----- Available data

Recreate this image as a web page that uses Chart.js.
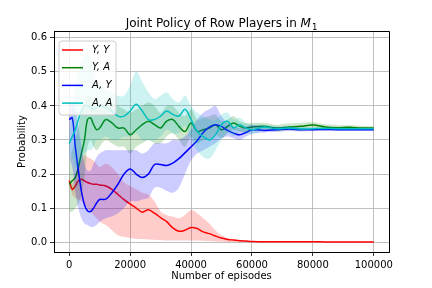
<!DOCTYPE html>
<html>
<head>
<meta charset="utf-8">
<script src="https://cdn.jsdelivr.net/npm/chart.js@4"></script>
<style>
  html, body { margin: 0; padding: 0; background: #fff; }
</style>
</head>
<body>
<canvas id="chart" width="432" height="288"></canvas>
<script>
const episodes = [0, 1000, 2000, 3000, 4000, 5000, 6000, 7000, 8000, 9000,
  10000, 12000, 14000, 16000, 18000, 20000, 22000, 24000, 26000, 28000,
  30000, 32000, 34000, 36000, 38000, 40000, 42000, 44000, 46000, 48000,
  50000, 52000, 54000, 56000, 58000, 60000,
  64000, 68000, 72000, 76000, 80000, 84000, 88000, 92000, 96000, 100000];

const yyMean = [0.18, 0.155, 0.165, 0.18, 0.185, 0.18, 0.175, 0.172, 0.17, 0.17,
  0.168, 0.165, 0.155, 0.14, 0.125, 0.112, 0.1, 0.088, 0.095, 0.085,
  0.072, 0.06, 0.042, 0.032, 0.035, 0.043, 0.04, 0.03, 0.025, 0.018,
  0.012, 0.008, 0.006, 0.004, 0.003, 0.002,
  0.001, 0.001, 0.001, 0.001, 0.001, 0.0005, 0.0005, 0.0005, 0.0003, 0.0003];
const yyHigh = [0.19, 0.17, 0.2, 0.22, 0.24, 0.255, 0.25, 0.245, 0.24, 0.23,
  0.22, 0.23, 0.22, 0.2, 0.175, 0.165, 0.155, 0.145, 0.14, 0.12,
  0.09, 0.08, 0.075, 0.07, 0.08, 0.094, 0.085, 0.07, 0.055, 0.035,
  0.02, 0.012, 0.008, 0.006, 0.004, 0.003,
  0.002, 0.002, 0.002, 0.002, 0.002, 0.001, 0.001, 0.001, 0.001, 0.001];
const yyLow = [0.17, 0.14, 0.13, 0.125, 0.12, 0.11, 0.1, 0.09, 0.08, 0.07,
  0.06, 0.05, 0.035, 0.02, 0.015, 0.012, 0.01, 0.009, 0.008, 0.007,
  0.006, 0.005, 0.005, 0.005, 0.005, 0.005, 0.005, 0.004, 0.003, 0.002,
  0.001, 0, 0, 0, 0, 0,
  0, 0, 0, 0, 0, 0, 0, 0, 0, 0];

const yaMean = [0.17, 0.18, 0.19, 0.22, 0.26, 0.3, 0.36, 0.365, 0.345, 0.33,
  0.335, 0.36, 0.35, 0.335, 0.335, 0.315, 0.33, 0.345, 0.355, 0.345,
  0.335, 0.355, 0.36, 0.34, 0.325, 0.35, 0.325, 0.33, 0.335, 0.345,
  0.33, 0.34, 0.35, 0.34, 0.335, 0.338,
  0.34, 0.335, 0.338, 0.34, 0.344, 0.338, 0.336, 0.337, 0.335, 0.335];
const yaHigh = [0.24, 0.27, 0.3, 0.34, 0.38, 0.41, 0.43, 0.43, 0.41, 0.39,
  0.39, 0.42, 0.41, 0.4, 0.39, 0.38, 0.39, 0.4, 0.41, 0.4,
  0.38, 0.4, 0.4, 0.38, 0.37, 0.39, 0.36, 0.365, 0.37, 0.375,
  0.355, 0.36, 0.37, 0.355, 0.35, 0.35,
  0.35, 0.345, 0.348, 0.35, 0.352, 0.346, 0.344, 0.343, 0.341, 0.34];
const yaLow = [0.09, 0.09, 0.1, 0.11, 0.14, 0.19, 0.28, 0.3, 0.28, 0.27,
  0.28, 0.3, 0.29, 0.28, 0.28, 0.26, 0.28, 0.29, 0.3, 0.29,
  0.29, 0.31, 0.32, 0.3, 0.28, 0.31, 0.29, 0.3, 0.3, 0.315,
  0.305, 0.32, 0.33, 0.325, 0.32, 0.326,
  0.33, 0.325, 0.328, 0.33, 0.336, 0.33, 0.328, 0.331, 0.329, 0.33];

const ayMean = [0.36, 0.365, 0.28, 0.21, 0.15, 0.11, 0.092, 0.09, 0.1, 0.115,
  0.125, 0.126, 0.145, 0.17, 0.2, 0.215, 0.2, 0.19, 0.2, 0.228,
  0.228, 0.225, 0.232, 0.245, 0.262, 0.28, 0.298, 0.322, 0.338, 0.345,
  0.34, 0.328, 0.32, 0.315, 0.322, 0.33,
  0.328, 0.33, 0.332, 0.33, 0.33, 0.331, 0.33, 0.33, 0.33, 0.33];
const ayHigh = [0.4, 0.41, 0.39, 0.34, 0.28, 0.23, 0.21, 0.21, 0.23, 0.25,
  0.26, 0.27, 0.27, 0.27, 0.27, 0.27, 0.27, 0.26, 0.27, 0.29,
  0.29, 0.29, 0.3, 0.3, 0.31, 0.33, 0.36, 0.38, 0.39, 0.4,
  0.37, 0.35, 0.34, 0.335, 0.34, 0.345,
  0.34, 0.338, 0.338, 0.336, 0.335, 0.335, 0.334, 0.334, 0.334, 0.334];
const ayLow = [0.25, 0.22, 0.15, 0.1, 0.07, 0.055, 0.05, 0.045, 0.045, 0.05,
  0.06, 0.07, 0.075, 0.085, 0.1, 0.12, 0.12, 0.125, 0.13, 0.16,
  0.16, 0.15, 0.145, 0.16, 0.2, 0.24, 0.26, 0.27, 0.28, 0.29,
  0.305, 0.31, 0.305, 0.3, 0.31, 0.318,
  0.322, 0.324, 0.326, 0.325, 0.326, 0.327, 0.327, 0.327, 0.327, 0.327];

const aaMean = [0.29, 0.31, 0.33, 0.36, 0.385, 0.4, 0.4, 0.395, 0.39, 0.395,
  0.4, 0.395, 0.385, 0.37, 0.37, 0.385, 0.405, 0.385, 0.36, 0.36,
  0.37, 0.385, 0.375, 0.37, 0.39, 0.36, 0.325, 0.31, 0.3, 0.315,
  0.345, 0.355, 0.335, 0.345, 0.335, 0.33,
  0.338, 0.333, 0.335, 0.332, 0.333, 0.334, 0.333, 0.333, 0.333, 0.333];
const aaHigh = [0.32, 0.38, 0.45, 0.5, 0.53, 0.55, 0.56, 0.54, 0.5, 0.47,
  0.46, 0.45, 0.44, 0.43, 0.43, 0.46, 0.5, 0.47, 0.44, 0.42,
  0.43, 0.44, 0.42, 0.41, 0.43, 0.4, 0.38, 0.37, 0.36, 0.36,
  0.375, 0.38, 0.36, 0.365, 0.35, 0.345,
  0.345, 0.34, 0.34, 0.338, 0.338, 0.337, 0.337, 0.336, 0.336, 0.336];
const aaLow = [0.26, 0.25, 0.22, 0.22, 0.24, 0.26, 0.27, 0.27, 0.28, 0.3,
  0.3, 0.31, 0.3, 0.3, 0.31, 0.31, 0.32, 0.3, 0.3, 0.3,
  0.31, 0.33, 0.32, 0.32, 0.34, 0.3, 0.27, 0.25, 0.245, 0.27,
  0.3, 0.32, 0.31, 0.325, 0.32, 0.318,
  0.328, 0.328, 0.33, 0.328, 0.33, 0.331, 0.33, 0.33, 0.33, 0.33];

const seriesLabels = ['Y, Y', 'Y, A', 'A, Y', 'A, A'];
const xTicks = [0, 20000, 40000, 60000, 80000, 100000];
const yTicks = [0, 0.1, 0.2, 0.3, 0.4, 0.5, 0.6];
const titleText = 'Joint Policy of Row Players in ';

const FONT = 'DejaVu Sans';

const series = [
  { label: seriesLabels[0], color: '#ff0000', band: 'rgba(255,0,0,0.2)', mean: yyMean, low: yyLow, high: yyHigh },
  { label: seriesLabels[1], color: '#008000', band: 'rgba(0,128,0,0.2)', mean: yaMean, low: yaLow, high: yaHigh },
  { label: seriesLabels[2], color: '#0000ff', band: 'rgba(0,0,255,0.2)', mean: ayMean, low: ayLow, high: ayHigh },
  { label: seriesLabels[3], color: '#00bfbf', band: 'rgba(0,191,191,0.2)', mean: aaMean, low: aaLow, high: aaHigh }
];

const toPts = arr => arr.map((v, i) => ({ x: episodes[i], y: v }));

const datasets = [];
series.forEach((s, k) => {
    const base = datasets.length;
    const ord = 2 * (3 - k);
    datasets.push({
        label: s.label, data: toPts(s.mean), borderColor: s.color, borderWidth: 1.5,
        pointRadius: 0, fill: false, tension: 0.35, order: ord
    });
    datasets.push({
        data: toPts(s.high), borderColor: 'rgba(0,0,0,0)', borderWidth: 0, pointRadius: 0,
        backgroundColor: s.band, fill: base + 2, tension: 0.35, order: ord + 1
    });
    datasets.push({
        data: toPts(s.low), borderColor: 'rgba(0,0,0,0)', borderWidth: 0, pointRadius: 0,
        fill: false, tension: 0.35, order: ord + 1
    });
});

// titulo con subindice, marco superior/derecho y leyenda estilo matplotlib
const decor = {
    id: 'decor',
    afterDraw(chart) {
        const { ctx, chartArea: a } = chart;
        ctx.save();

        ctx.strokeStyle = '#000';
        ctx.lineWidth = 1;
        ctx.beginPath();
        ctx.moveTo(Math.round(a.left), Math.round(a.top) + 0.5);
        ctx.lineTo(Math.round(a.right) + 0.5, Math.round(a.top) + 0.5);
        ctx.lineTo(Math.round(a.right) + 0.5, Math.round(a.bottom));
        ctx.stroke();

        // titulo
        ctx.fillStyle = '#000';
        ctx.textBaseline = 'alphabetic';
        ctx.font = `12px "${FONT}"`;
        const w1 = ctx.measureText(titleText).width;
        ctx.font = `italic 12px "${FONT}"`;
        const w2 = ctx.measureText('M').width;
        ctx.font = `8.5px "${FONT}"`;
        const w3 = ctx.measureText('1').width;
        let tx = (a.left + a.right) / 2 - (w1 + w2 + w3 + 1) / 2;
        const ty = 27;
        ctx.font = `12px "${FONT}"`;
        ctx.fillText(titleText, tx, ty);
        tx += w1;
        ctx.font = `italic 12px "${FONT}"`;
        ctx.fillText('M', tx, ty);
        tx += w2 + 1;
        ctx.font = `8.5px "${FONT}"`;
        ctx.fillText('1', tx, ty + 3);

        // leyenda
        const lx = a.left + 5, ly = a.top + 10, lw = 57, lh = 74, r = 3;
        ctx.beginPath();
        ctx.moveTo(lx + r, ly);
        ctx.arcTo(lx + lw, ly, lx + lw, ly + lh, r);
        ctx.arcTo(lx + lw, ly + lh, lx, ly + lh, r);
        ctx.arcTo(lx, ly + lh, lx, ly, r);
        ctx.arcTo(lx, ly, lx + lw, ly, r);
        ctx.closePath();
        ctx.fillStyle = 'rgba(255,255,255,0.8)';
        ctx.fill();
        ctx.strokeStyle = '#cccccc';
        ctx.lineWidth = 1;
        ctx.stroke();

        ctx.font = `italic 10px "${FONT}"`;
        ctx.textBaseline = 'middle';
        series.forEach((s, i) => {
            const y = ly + 9 + i * 17.7;
            ctx.strokeStyle = s.color;
            ctx.lineWidth = 1.5;
            ctx.beginPath();
            ctx.moveTo(lx + 3, y);
            ctx.lineTo(lx + 24, y);
            ctx.stroke();
            ctx.fillStyle = '#000';
            ctx.fillText(s.label, lx + 33, y);
        });
        ctx.restore();
    }
};

const tickFont = { family: FONT, size: 10 };

new Chart(document.getElementById('chart'), {
    type: 'line',
    data: { datasets },
    options: {
        responsive: false,
        animation: false,
        layout: { padding: { left: 0, right: 43, top: 31, bottom: 0 } },
        plugins: { legend: { display: false }, tooltip: { enabled: false } },
        scales: {
            x: {
                type: 'linear', min: -5000, max: 105000,
                afterBuildTicks: s => { s.ticks = xTicks.map(v => ({ value: v })); },
                afterFit: s => { s.height = 36; },
                ticks: { color: '#000', font: tickFont, padding: 3, maxRotation: 0, autoSkip: false, callback: v => String(v) },
                grid: { color: '#b0b0b0', lineWidth: 0.8, tickColor: '#000', tickLength: 4 },
                border: { display: true, color: '#000', width: 1 },
                title: { display: true, text: 'Number of episodes', color: '#000', font: tickFont, padding: { top: 0, bottom: 6 } }
            },
            y: {
                min: -0.029, max: 0.62,
                afterBuildTicks: s => { s.ticks = yTicks.map(v => ({ value: v })); },
                afterFit: s => { s.width = 54; },
                ticks: { color: '#000', font: tickFont, padding: 3, autoSkip: false, callback: v => v.toFixed(1) },
                grid: { color: '#b0b0b0', lineWidth: 0.8, tickColor: '#000', tickLength: 4 },
                border: { display: true, color: '#000', width: 1 },
                title: { display: true, text: 'Probability', color: '#000', font: tickFont, padding: { top: 16, bottom: 0 } }
            }
        }
    },
    plugins: [decor]
});
</script>
</body>
</html>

----------

● What you need to do
From the opening line of the listing above through the line bearing "0, 0, 0, 0, 0, 0, 0, 0, 0, 0];", repeat each line exactly. Drop every picture.

● Written response
Recreate this image as a web page that uses Chart.js.
<!DOCTYPE html>
<html>
<head>
<meta charset="utf-8">
<script src="https://cdn.jsdelivr.net/npm/chart.js@4"></script>
<style>
  html, body { margin: 0; padding: 0; background: #fff; }
</style>
</head>
<body>
<canvas id="chart" width="432" height="288"></canvas>
<script>
const episodes = [0, 1000, 2000, 3000, 4000, 5000, 6000, 7000, 8000, 9000,
  10000, 12000, 14000, 16000, 18000, 20000, 22000, 24000, 26000, 28000,
  30000, 32000, 34000, 36000, 38000, 40000, 42000, 44000, 46000, 48000,
  50000, 52000, 54000, 56000, 58000, 60000,
  64000, 68000, 72000, 76000, 80000, 84000, 88000, 92000, 96000, 100000];

const yyMean = [0.18, 0.155, 0.165, 0.18, 0.185, 0.18, 0.175, 0.172, 0.17, 0.17,
  0.168, 0.165, 0.155, 0.14, 0.125, 0.112, 0.1, 0.088, 0.095, 0.085,
  0.072, 0.06, 0.042, 0.032, 0.035, 0.043, 0.04, 0.03, 0.025, 0.018,
  0.012, 0.008, 0.006, 0.004, 0.003, 0.002,
  0.001, 0.001, 0.001, 0.001, 0.001, 0.0005, 0.0005, 0.0005, 0.0003, 0.0003];
const yyHigh = [0.19, 0.17, 0.2, 0.22, 0.24, 0.255, 0.25, 0.245, 0.24, 0.23,
  0.22, 0.23, 0.22, 0.2, 0.175, 0.165, 0.155, 0.145, 0.14, 0.12,
  0.09, 0.08, 0.075, 0.07, 0.08, 0.094, 0.085, 0.07, 0.055, 0.035,
  0.02, 0.012, 0.008, 0.006, 0.004, 0.003,
  0.002, 0.002, 0.002, 0.002, 0.002, 0.001, 0.001, 0.001, 0.001, 0.001];
const yyLow = [0.17, 0.14, 0.13, 0.125, 0.12, 0.11, 0.1, 0.09, 0.08, 0.07,
  0.06, 0.05, 0.035, 0.02, 0.015, 0.012, 0.01, 0.009, 0.008, 0.007,
  0.006, 0.005, 0.005, 0.005, 0.005, 0.005, 0.005, 0.004, 0.003, 0.002,
  0.001, 0, 0, 0, 0, 0,
  0, 0, 0, 0, 0, 0, 0, 0, 0, 0];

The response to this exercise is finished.